An unwieldy combination of film noir and film musical, "Dark Streets" doesn't manage to be effective on either level. This music-infused drama set in the 1930s is all too redolent of its stage origins and -- despite a musical score featuring numbers sung by the likes of Etta James, Natalie Cole, Dr. John, Aaron Neville, BB King and other soul/R&B veterans -- has little going for it other than its undeniably atmospheric visuals.

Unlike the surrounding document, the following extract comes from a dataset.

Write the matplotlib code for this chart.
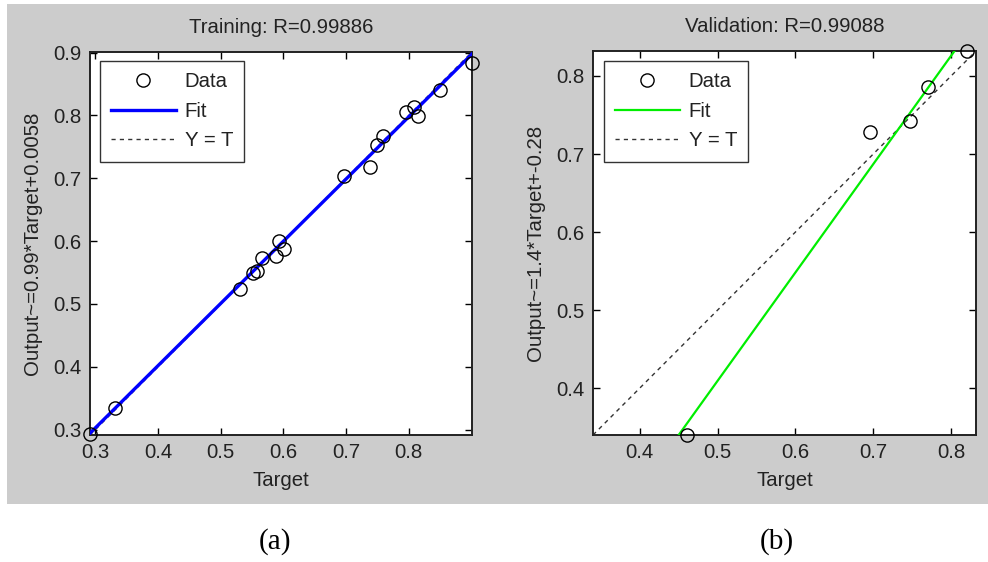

Wallace King's convoluted and often laughably over-the-top screenplay (based on a stage musical written by Glenn M. Stewart, who produced) is set largely in a New York nightclub owned by Chazz Davenport (Gabriel Mann), who finds himself torn between the affections of rival singers Crystal (Bijou Phillips) and the mysterious new chanteuse Madelaine (Izabella Miko).

Desperate to keep his club out of the hands of a rapacious loan shark, Chazz finds himself embroiled in a string of mysterious murders even while a series of citywide blackouts further threatens his fortunes.

Other characters who figure in the loose plotline include a shifty policeman (Elias Koteas) with strange sartorial habits and the club's menacing, "Cabaret"-style MC (Toledo), who also provides the pungent voice-over narration.

Although director Rachel Samuels ("The Suicide Club") manages to provide an impressive stylistic sheen while working with an obviously limited budget, "Streets" is too derivative and lacking in wit to compensate for its narrative deficiencies, wooden performances and overall pretentiousness. Even its well-staged musical numbers are diminished by their sheer accumulation.